* **Prompt**: With pictures left out, retype the lines from the start of the records through the one that contains "from matplotlib.transforms import".

* **Data excerpts**:
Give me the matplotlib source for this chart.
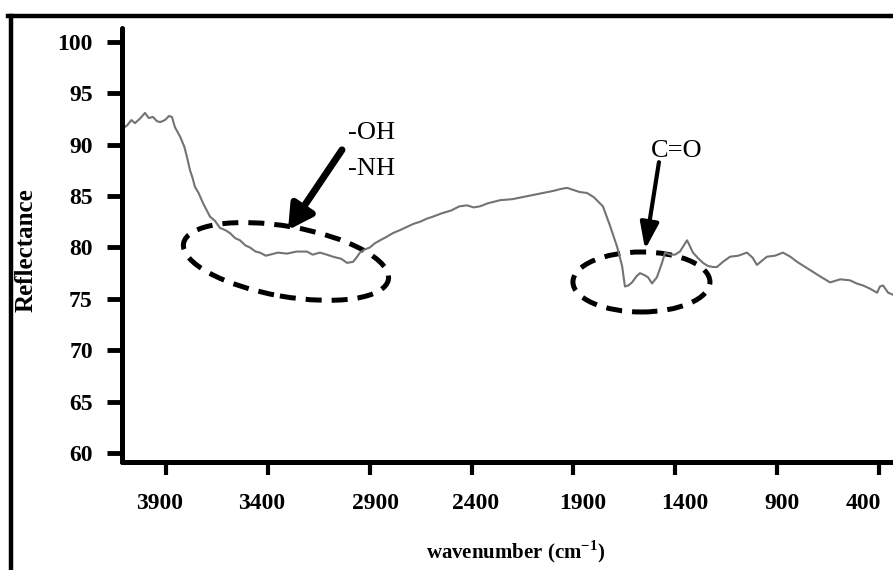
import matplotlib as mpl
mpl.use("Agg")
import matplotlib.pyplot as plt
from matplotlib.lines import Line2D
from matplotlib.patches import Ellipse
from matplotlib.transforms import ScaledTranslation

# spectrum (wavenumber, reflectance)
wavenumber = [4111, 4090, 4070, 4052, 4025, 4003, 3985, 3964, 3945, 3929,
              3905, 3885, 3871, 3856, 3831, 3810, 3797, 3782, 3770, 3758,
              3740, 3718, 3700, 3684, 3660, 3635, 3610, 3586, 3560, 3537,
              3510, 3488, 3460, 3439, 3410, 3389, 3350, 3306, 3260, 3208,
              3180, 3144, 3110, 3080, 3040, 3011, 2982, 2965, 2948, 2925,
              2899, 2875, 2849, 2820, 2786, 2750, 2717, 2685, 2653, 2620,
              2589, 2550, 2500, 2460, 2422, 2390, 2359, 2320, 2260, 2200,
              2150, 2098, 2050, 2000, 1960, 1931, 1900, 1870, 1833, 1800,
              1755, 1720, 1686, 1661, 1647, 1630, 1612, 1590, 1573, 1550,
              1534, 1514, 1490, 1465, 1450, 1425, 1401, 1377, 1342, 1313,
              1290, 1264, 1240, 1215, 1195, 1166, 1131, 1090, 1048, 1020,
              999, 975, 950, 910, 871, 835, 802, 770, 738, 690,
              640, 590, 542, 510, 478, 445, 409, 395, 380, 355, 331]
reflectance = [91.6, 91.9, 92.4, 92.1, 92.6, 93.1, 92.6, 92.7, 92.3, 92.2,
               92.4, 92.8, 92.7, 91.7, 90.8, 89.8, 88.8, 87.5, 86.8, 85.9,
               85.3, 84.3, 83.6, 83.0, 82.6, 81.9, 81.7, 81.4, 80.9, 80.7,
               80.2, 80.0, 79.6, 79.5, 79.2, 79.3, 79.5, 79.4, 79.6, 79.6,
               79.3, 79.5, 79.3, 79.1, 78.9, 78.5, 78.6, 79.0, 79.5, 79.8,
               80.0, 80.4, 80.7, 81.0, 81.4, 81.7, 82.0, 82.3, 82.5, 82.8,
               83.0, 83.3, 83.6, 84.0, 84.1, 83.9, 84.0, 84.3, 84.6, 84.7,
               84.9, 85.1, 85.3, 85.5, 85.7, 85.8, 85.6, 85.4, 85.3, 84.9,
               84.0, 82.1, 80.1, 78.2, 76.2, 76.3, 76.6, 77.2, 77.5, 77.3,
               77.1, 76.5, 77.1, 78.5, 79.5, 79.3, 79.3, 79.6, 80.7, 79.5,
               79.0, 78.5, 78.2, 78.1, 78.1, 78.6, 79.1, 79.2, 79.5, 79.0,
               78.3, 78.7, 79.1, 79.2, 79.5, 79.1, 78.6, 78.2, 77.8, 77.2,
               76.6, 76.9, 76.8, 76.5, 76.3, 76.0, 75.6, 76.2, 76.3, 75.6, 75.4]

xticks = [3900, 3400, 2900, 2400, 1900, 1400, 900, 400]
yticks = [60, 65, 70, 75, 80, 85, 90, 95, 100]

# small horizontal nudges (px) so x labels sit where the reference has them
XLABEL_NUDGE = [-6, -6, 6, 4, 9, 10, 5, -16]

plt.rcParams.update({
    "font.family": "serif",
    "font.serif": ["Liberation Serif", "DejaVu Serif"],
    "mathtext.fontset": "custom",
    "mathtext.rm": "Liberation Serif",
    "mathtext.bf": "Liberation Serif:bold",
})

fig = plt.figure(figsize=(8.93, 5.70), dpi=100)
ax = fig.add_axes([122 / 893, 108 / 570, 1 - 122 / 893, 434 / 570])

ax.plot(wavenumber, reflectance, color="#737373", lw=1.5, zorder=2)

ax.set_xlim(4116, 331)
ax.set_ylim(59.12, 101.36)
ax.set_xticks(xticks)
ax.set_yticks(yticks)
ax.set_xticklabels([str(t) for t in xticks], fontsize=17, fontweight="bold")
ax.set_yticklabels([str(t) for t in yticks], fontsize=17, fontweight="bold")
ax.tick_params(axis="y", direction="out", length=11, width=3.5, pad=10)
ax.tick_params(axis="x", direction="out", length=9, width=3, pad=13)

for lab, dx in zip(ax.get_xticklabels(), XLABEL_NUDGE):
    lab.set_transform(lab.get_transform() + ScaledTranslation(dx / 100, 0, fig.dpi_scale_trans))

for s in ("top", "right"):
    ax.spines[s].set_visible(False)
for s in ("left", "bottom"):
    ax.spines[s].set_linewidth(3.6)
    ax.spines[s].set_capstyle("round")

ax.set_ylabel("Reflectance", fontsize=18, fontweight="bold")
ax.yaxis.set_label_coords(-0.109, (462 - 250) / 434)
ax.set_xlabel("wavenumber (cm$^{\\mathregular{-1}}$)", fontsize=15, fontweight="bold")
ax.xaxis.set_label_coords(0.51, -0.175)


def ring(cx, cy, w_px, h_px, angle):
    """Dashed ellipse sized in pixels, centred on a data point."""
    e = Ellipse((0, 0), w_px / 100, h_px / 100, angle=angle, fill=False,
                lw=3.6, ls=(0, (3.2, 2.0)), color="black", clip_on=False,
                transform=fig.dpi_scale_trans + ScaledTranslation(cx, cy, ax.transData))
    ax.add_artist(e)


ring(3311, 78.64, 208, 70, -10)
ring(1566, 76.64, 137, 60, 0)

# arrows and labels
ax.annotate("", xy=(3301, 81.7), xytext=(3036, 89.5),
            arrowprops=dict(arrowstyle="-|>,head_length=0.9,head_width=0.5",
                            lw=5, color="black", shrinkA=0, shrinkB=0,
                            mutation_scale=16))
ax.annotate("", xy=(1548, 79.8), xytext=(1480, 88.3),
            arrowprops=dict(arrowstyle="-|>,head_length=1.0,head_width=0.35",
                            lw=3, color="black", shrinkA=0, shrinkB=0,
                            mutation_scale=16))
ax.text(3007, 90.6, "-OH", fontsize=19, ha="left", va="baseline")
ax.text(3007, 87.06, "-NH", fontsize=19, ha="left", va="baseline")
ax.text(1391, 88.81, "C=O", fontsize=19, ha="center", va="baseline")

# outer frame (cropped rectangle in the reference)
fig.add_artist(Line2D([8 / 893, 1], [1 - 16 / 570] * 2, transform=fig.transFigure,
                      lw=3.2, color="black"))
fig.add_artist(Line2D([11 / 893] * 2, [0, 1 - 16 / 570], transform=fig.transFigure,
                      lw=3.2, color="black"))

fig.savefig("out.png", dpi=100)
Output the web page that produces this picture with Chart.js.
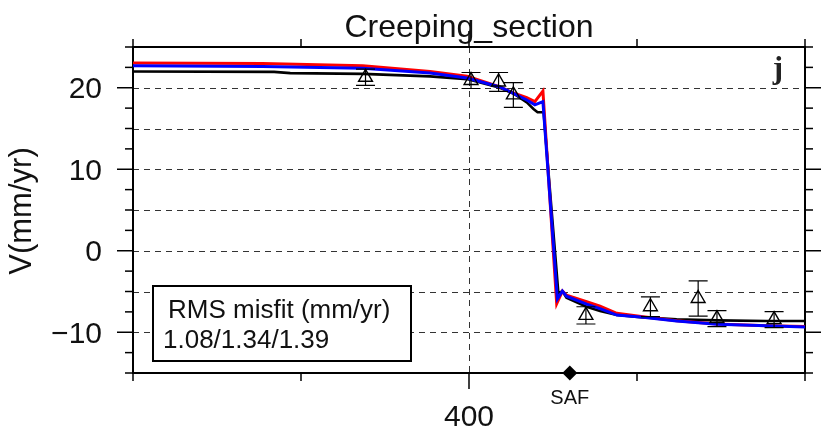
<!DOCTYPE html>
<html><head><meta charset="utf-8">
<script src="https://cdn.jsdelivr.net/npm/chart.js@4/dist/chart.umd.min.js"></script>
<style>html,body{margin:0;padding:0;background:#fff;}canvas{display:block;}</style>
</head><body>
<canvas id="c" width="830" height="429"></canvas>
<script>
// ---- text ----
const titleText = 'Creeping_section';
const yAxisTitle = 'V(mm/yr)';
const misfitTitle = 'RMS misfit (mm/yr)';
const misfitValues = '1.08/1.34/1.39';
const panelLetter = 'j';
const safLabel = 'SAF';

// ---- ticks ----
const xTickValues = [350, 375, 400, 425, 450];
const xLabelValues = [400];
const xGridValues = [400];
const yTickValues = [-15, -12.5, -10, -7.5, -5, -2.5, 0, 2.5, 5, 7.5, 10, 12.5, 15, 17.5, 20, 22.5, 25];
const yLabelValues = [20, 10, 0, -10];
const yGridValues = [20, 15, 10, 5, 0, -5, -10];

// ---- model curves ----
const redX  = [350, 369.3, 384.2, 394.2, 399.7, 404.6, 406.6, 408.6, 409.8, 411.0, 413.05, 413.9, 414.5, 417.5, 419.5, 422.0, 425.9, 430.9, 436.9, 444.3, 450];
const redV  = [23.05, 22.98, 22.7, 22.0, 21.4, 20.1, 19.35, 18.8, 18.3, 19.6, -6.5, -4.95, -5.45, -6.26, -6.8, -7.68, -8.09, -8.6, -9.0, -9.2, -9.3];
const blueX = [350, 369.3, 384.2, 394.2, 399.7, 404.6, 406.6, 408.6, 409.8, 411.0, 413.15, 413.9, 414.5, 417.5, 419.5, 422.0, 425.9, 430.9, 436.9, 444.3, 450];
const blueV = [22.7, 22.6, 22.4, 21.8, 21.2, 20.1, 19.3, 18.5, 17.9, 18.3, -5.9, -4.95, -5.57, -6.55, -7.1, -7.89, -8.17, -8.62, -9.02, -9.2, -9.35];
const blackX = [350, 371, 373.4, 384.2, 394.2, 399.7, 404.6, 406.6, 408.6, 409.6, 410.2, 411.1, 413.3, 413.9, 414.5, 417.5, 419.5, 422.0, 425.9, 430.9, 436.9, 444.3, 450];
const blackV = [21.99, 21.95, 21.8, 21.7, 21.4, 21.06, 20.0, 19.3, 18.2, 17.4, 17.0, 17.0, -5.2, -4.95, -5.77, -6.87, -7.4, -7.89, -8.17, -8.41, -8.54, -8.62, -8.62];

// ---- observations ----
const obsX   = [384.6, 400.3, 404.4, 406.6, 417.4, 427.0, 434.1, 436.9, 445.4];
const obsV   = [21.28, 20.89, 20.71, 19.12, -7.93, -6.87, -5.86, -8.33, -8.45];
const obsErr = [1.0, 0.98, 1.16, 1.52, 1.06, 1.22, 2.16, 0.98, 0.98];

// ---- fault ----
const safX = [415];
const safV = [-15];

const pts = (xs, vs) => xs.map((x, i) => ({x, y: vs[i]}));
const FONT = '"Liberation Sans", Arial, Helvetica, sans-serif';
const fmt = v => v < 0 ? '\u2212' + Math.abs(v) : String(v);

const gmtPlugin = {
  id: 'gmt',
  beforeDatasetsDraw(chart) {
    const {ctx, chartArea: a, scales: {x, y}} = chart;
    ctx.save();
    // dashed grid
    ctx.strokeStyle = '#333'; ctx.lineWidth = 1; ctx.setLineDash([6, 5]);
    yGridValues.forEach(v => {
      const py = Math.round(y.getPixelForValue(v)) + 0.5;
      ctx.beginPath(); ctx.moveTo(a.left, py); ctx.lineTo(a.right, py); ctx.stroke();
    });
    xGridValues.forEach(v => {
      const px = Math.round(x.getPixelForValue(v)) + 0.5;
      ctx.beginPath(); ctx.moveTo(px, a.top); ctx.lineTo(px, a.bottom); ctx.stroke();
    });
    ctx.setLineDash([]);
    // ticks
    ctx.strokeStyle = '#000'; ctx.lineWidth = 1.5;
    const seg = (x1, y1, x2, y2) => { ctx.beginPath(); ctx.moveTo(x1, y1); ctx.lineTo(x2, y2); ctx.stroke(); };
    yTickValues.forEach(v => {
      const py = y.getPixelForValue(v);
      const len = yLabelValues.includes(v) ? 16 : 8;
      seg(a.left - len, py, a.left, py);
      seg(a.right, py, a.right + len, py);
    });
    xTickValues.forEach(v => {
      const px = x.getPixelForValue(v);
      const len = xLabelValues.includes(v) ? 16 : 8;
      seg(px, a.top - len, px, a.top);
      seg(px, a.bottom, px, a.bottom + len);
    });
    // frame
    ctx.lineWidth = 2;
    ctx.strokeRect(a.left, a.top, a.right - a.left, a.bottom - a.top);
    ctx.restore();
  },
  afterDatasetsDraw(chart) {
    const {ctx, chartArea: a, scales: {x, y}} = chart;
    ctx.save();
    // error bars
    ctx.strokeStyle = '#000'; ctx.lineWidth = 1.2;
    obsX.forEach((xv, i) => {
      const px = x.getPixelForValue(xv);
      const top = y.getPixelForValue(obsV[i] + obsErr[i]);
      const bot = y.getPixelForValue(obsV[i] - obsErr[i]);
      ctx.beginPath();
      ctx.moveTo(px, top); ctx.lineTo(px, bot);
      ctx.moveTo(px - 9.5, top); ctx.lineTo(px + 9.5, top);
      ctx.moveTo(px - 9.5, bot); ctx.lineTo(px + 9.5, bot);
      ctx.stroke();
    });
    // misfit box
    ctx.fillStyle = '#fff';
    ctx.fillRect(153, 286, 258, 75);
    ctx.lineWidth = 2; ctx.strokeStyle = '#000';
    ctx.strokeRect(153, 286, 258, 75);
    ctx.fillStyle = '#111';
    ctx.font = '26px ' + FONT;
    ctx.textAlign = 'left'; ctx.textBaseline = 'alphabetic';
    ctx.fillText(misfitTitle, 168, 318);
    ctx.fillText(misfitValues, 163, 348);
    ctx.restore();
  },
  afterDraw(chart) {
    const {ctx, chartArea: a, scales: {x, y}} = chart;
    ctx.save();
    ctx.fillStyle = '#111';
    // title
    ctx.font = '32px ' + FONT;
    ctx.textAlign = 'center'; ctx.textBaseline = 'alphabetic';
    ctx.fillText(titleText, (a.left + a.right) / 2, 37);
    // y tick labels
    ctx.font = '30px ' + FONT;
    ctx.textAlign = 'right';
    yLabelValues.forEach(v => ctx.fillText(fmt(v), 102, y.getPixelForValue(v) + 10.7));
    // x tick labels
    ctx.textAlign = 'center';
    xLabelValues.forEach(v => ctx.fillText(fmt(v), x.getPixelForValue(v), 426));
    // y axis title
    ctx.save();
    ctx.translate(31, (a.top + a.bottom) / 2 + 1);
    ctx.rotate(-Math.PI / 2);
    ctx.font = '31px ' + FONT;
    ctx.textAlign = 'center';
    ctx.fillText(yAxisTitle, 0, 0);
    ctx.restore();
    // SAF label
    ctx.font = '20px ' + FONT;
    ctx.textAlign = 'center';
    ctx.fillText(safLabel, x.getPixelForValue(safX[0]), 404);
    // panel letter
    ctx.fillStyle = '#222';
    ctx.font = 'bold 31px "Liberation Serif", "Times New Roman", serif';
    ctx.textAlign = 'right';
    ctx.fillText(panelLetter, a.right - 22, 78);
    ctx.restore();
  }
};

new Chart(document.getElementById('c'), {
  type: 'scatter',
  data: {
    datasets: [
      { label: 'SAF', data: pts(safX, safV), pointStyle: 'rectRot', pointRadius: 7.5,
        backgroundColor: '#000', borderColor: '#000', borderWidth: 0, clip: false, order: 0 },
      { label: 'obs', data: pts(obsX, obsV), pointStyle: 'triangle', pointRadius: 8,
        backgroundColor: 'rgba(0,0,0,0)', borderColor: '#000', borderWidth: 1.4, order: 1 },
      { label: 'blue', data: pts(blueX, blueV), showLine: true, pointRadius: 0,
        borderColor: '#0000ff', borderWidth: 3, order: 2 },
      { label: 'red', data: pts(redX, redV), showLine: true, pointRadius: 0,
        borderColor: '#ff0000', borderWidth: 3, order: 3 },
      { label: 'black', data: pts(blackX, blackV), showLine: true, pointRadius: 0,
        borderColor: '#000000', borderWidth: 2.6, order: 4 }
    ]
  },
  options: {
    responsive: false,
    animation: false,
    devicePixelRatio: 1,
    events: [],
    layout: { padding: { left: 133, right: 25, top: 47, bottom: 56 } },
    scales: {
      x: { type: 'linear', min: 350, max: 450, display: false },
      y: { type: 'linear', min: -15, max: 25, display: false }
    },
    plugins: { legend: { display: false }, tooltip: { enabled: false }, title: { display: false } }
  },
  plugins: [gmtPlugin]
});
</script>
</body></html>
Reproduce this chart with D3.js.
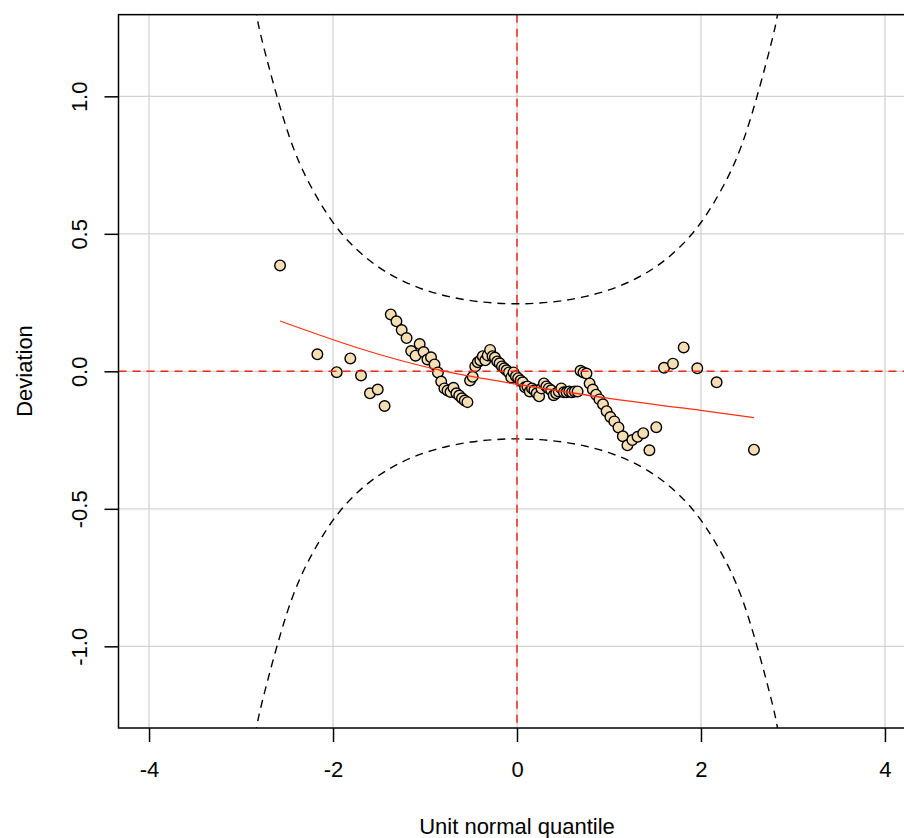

* **Solution to this problem**:
Give me the matplotlib source for this chart.
import matplotlib as mpl
mpl.use("Agg")
import matplotlib.pyplot as plt
from matplotlib.lines import Line2D
from matplotlib.patches import Ellipse
from matplotlib.transforms import ScaledTranslation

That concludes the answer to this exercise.